Pour faciliter le travail des loustics, Susan a aussi embringué sa shampouineuse, Betty, dont la tâche consiste à s’assurer de la présence de Paul dans un lieu prédéfini. Pour cela, il lui suffit juste de s’acoquiner avec la cible, ce qu’elle réalise sans aucune difficulté, elle pour qui jouer de ses charmes est comme une seconde nature. Et puis il y a Bob, le “biker” cité plus avant. Il joue un peu le rôle de la roue de secours, lui qui ne doit intervenir que pour pallier à l’éventuel échec des deux tueurs attitrés. Voici brossé succinctement le portrait de la bande de bras cassés qui sert de complices à Susan et Sam. L’humour du film repose avant tout sur leurs maladresses et leur incompétence. Maladresse et incompétence qui caractérisent également le couple instigateur de la combine. Susan pêche par sa trop grande confiance en son plan prétendument infaillible, alors que Sam brille par sa lâcheté et son extrême passivité avec les femmes. Il se laisse totalement dominer et demeure leur éternel obligé.

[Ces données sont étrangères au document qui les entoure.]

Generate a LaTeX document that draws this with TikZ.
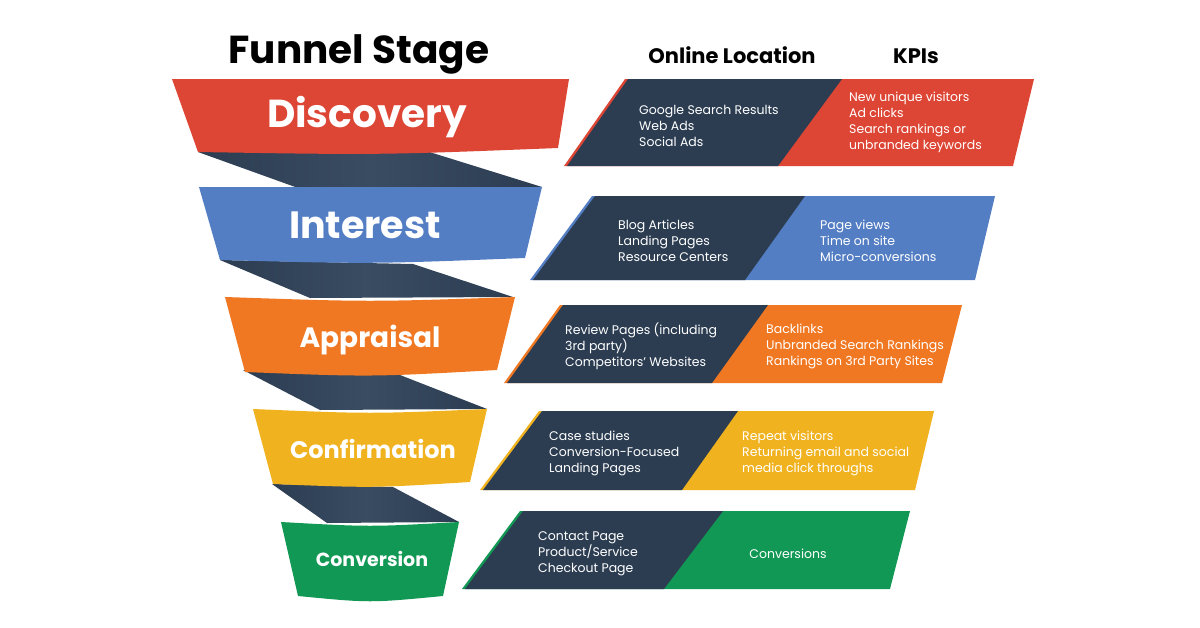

John Landis réussit une brillante entame. Son film s’avère drôle, enlevé et toute sa bande de joyeux comédiens fait plaisir à voir. Même ses incartades dans l’humour potache -Steve émet des flatulences lorsqu’il stresse- font mouche. On se dit alors qu’il a retrouvé la pêche de ses débuts, et on s’en réjouit… jusqu’à ce qu’arrivent les scènes à l’hôpital, qui remettent totalement en question notre impression initiale. Soudain, sans crier gare, John Landis ne sait plus comment meubler son histoire. Il utilise alors un grossier procédé, celui du rêve. Ainsi, les trois quarts des scènes qui se déroulent à l’hôpital proviennent des rêveries de l’un ou l’autre des personnages. Utilisé avec parcimonie, ce procédé n’aurait pas été trop dommageable. Mais lorsqu’il nous inflige deux fois le même rêve coup sur coup, le « foutage » de gueule paraît évident. Et cela a une incidence sur la fin, que John Landis a voulu particulièrement guignolesque. Elle l’est à un tel point qu’on attend le moment où l’un des personnages ouvrira les yeux, moment qui ne viendra pas. Particulièrement rageant lorsqu’on s’est si bien amusé durant une bonne partie du film.
Soutenu par une belle brochette de comédiens plutôt rares à l’écran, John Landis donnait l’impression d’avoir recouvré tous ses moyens. Bien que vénaux, lâches, simplets ou encore lubriques, les personnages qu’il nous dépeint n’en restent pas moins attachants. Avec leur envie de changer de vie, ils s’avèrent profondément humains. Ils ont juste choisi la mauvaise voie. Rien que pour eux, Susan a un plan mérite d’être découvert. Quant à John Landis, la série Masters of Horror est apparue comme une bénédiction, lui qui peine désormais à tenir la distance sur seulement 80 minutes.